Enrico Fermi’s Lab employment card
Enrico Fermi’s Lab employment card, known as a McKibbin Card, documented his and his family’s arrival to Los Alamos in September 1944, and Fermi’s earlier visit for the Los Alamos premier conference.

In addition to his position as a division leader, Fermi conducted theoretical and experimental research. He worked on the calibration of neutron sources, cross-section measurements, and alpha absorption. One particular experiment highlighted Fermi’s ingenuity. On the morning of July 16, 1945, Fermi was at the Trinity test site and observed the world’s first nuclear detonation:

“About 40 seconds after the explosion the air blast reached me. I tried to estimate its strength by dropping from about six feet small pieces of paper before, during and after the passage of the blast wave. Since, at that time, there was no wind I could observe very distinctly and actually measure the displacement of the pieces of paper that were in the process of falling while the blast was passing. The shift was about 2 ½ meters, which, at the time, I estimated to correspond to the blast that would be produced by ten thousand tons of T.N.T.”

In actuality, the Trinity test produced a yield that roughly doubled Fermi’s estimate. Off by only about a factor of two, it was still remarkably close given that his only tools of measurement were a few scraps of paper.

Post war

Copy of Harold Agnew's Photo of Fermi Copy

After the end of WWII, Fermi left the Laboratory in December 1945, although F Division had been dissolved in October. The Fermi family returned to Chicago, where Fermi became a professor at the University of Chicago’s newly established Institute for Nuclear Studies.

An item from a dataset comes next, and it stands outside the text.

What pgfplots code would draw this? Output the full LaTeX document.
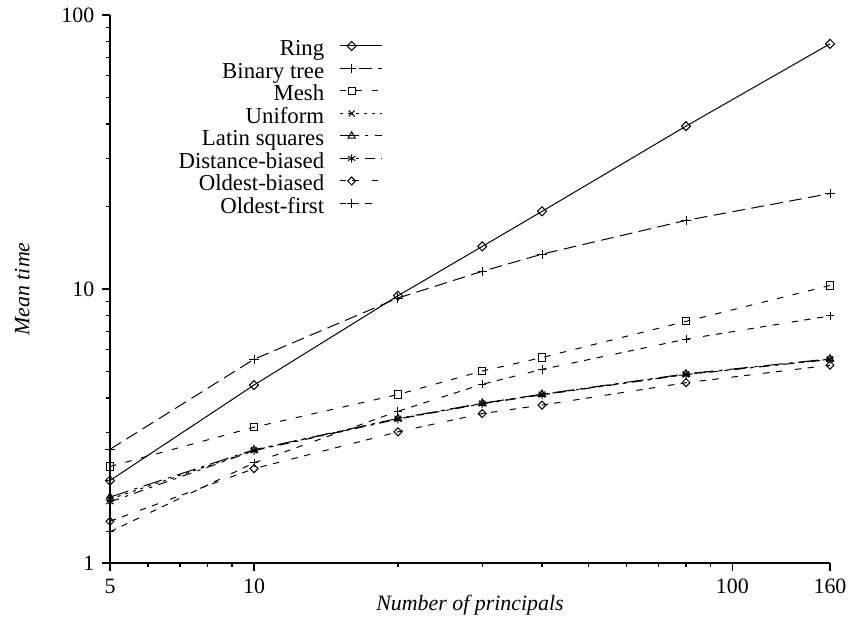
\documentclass[border=0pt,11pt]{standalone}
\usepackage{fontspec}
\setmainfont{Liberation Serif}
\usepackage{pgfplots}
\pgfplotsset{compat=1.18}
\tikzset{
  lta/.style={dash pattern=on 6.4pt off 3.2pt},
  ltb/.style={dash pattern=on 3.2pt off 4.8pt},
  ltc/.style={dash pattern=on 1.6pt off 2.4pt},
  ltd/.style={dash pattern=on 9.6pt off 3.2pt on 1.6pt off 3.2pt},
  lte/.style={dash pattern=on 4.8pt off 3.2pt on 1.6pt off 3.2pt},
  ltf/.style={dash pattern=on 3.2pt off 3.2pt on 3.2pt off 6.4pt},
  ltg/.style={dash pattern=on 3.2pt off 3.2pt on 3.2pt off 3.2pt on 3.2pt off 6.4pt},
}
\begin{document}
\begin{tikzpicture}
\path[use as bounding box] (-55pt,-29pt) rectangle (369pt,281.5pt);
\begin{loglogaxis}[
  scale only axis, width=360pt, height=274pt,
  xmin=5, xmax=160, ymin=1, ymax=100,
  axis x line*=bottom, axis y line*=left,
  axis line style={line width=1pt,-},
  xtick={5,10,100,160}, xticklabels={5,10,100,160},
  minor xtick={6,7,8,9,20,30,40,50,60,70,80,90},
  ytick={1,10,100}, yticklabels={1,10,100},
  minor ytick={2,3,4,5,6,7,8,9,20,30,40,50,60,70,80,90},
  tick align=outside,
  major tick length=4pt, minor tick length=2pt,
  every tick/.style={black, line width=0.7pt},
  xlabel={\textit{Number of principals}},
  ylabel={\textit{Mean time}},
  xlabel style={at={(axis description cs:0.5,0)}, anchor=center, yshift=-21pt},
  ylabel style={at={(axis description cs:-0.122,0.5)}, anchor=center},
  clip=false,
  legend style={draw=none, fill=none, at={(0.378,0.9526)}, anchor=north east,
    inner sep=0pt, outer sep=0pt, row sep=1.25pt, column sep=7.5pt,
    font=\fontsize{11.4pt}{13pt}\selectfont,
    nodes={inner sep=0pt, text height=7.5pt, text depth=2.5pt}},
  legend cell align=right,
  legend plot pos=right,
  legend image code/.code={\draw[mark repeat=2,mark phase=2,#1] plot coordinates {(0pt,2.5pt) (6pt,2.5pt) (21pt,2.5pt)};},
  every axis plot/.append style={black, line width=0.5pt},
]
\addplot[solid, mark=square, mark size=1.6pt, mark options={solid, rotate=45}] coordinates {(5,2.0)(10,4.46)(20,9.45)(30,14.3)(40,19.2)(80,39.3)(160,78.5)};
\addlegendentry{Ring}
\addplot[lta, mark=+, mark size=2.3pt, mark options={solid}] coordinates {(5,2.6)(10,5.54)(20,9.27)(30,11.6)(40,13.4)(80,17.8)(160,22.3)};
\addlegendentry{Binary tree}
\addplot[ltb, mark=square, mark size=1.8pt, mark options={solid}] coordinates {(5,2.25)(10,3.13)(20,4.12)(30,5.02)(40,5.62)(80,7.62)(160,10.3)};
\addlegendentry{Mesh}
\addplot[ltc, mark=x, mark size=2.1pt, mark options={solid}] coordinates {(5,1.71)(10,2.58)(20,3.36)(30,3.82)(40,4.12)(80,4.88)(160,5.54)};
\addlegendentry{Uniform}
\addplot[ltd, mark=triangle, mark size=2.1pt, mark options={solid}] coordinates {(5,1.74)(10,2.59)(20,3.37)(30,3.83)(40,4.13)(80,4.90)(160,5.56)};
\addlegendentry{Latin squares}
\addplot[lte, mark=asterisk, mark size=2.1pt, mark options={solid}] coordinates {(5,1.67)(10,2.57)(20,3.35)(30,3.81)(40,4.11)(80,4.87)(160,5.53)};
\addlegendentry{Distance-biased}
\addplot[ltf, mark=square, mark size=1.4pt, mark options={solid, rotate=45}] coordinates {(5,1.42)(10,2.21)(20,3.01)(30,3.51)(40,3.77)(80,4.55)(160,5.27)};
\addlegendentry{Oldest-biased}
\addplot[ltg, mark=+, mark size=2.1pt, mark options={solid}] coordinates {(5,1.30)(10,2.32)(20,3.58)(30,4.49)(40,5.09)(80,6.56)(160,7.98)};
\addlegendentry{Oldest-first}
\end{loglogaxis}
\end{tikzpicture}
\end{document}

Among other professional contributions, he worked both at the university and at nearby Argonne National Laboratory, the successor to the Metallurgical Laboratory.

Around this same time, Fermi returned to Europe for the first time since fleeing with his family more than a decade earlier. He attended various lectures and conferences, including a conference on cosmic rays in his native Italy, an area in which he had published papers.

Fermi continued experimenting, conducting research, and lecturing until an unknown illness prompted an exploratory surgery in the fall of 1954. Fermi died of stomach cancer on Nov. 29, 1954, at the age of 53.

Honoring International Holocaust Remembrance Day

International Holocaust Remembrance Day is an annual commemoration designated by the United Nations that includes worldwide memorial services, vigils and more. Jan. 27 is the anniversary of the 1945 liberation of Auschwitz-Birkenau, which was the largest Nazi concentration camp operated by Nazi Germany during World War II.

Additionally, Holocaust Remembrance Day is an annual commemoration designated by the U.S. Congress to mark the anniversary of the Warsaw Ghetto uprising in 1943. It is observed in April.

During WWII, many Jews who had fled Nazi-threated Europe found themselves working at the top-secret Los Alamos Lab, codenamed Project Y. These scientists, engineers, technicians, and others created the first atomic bombs to help end the world’s deadliest conflict.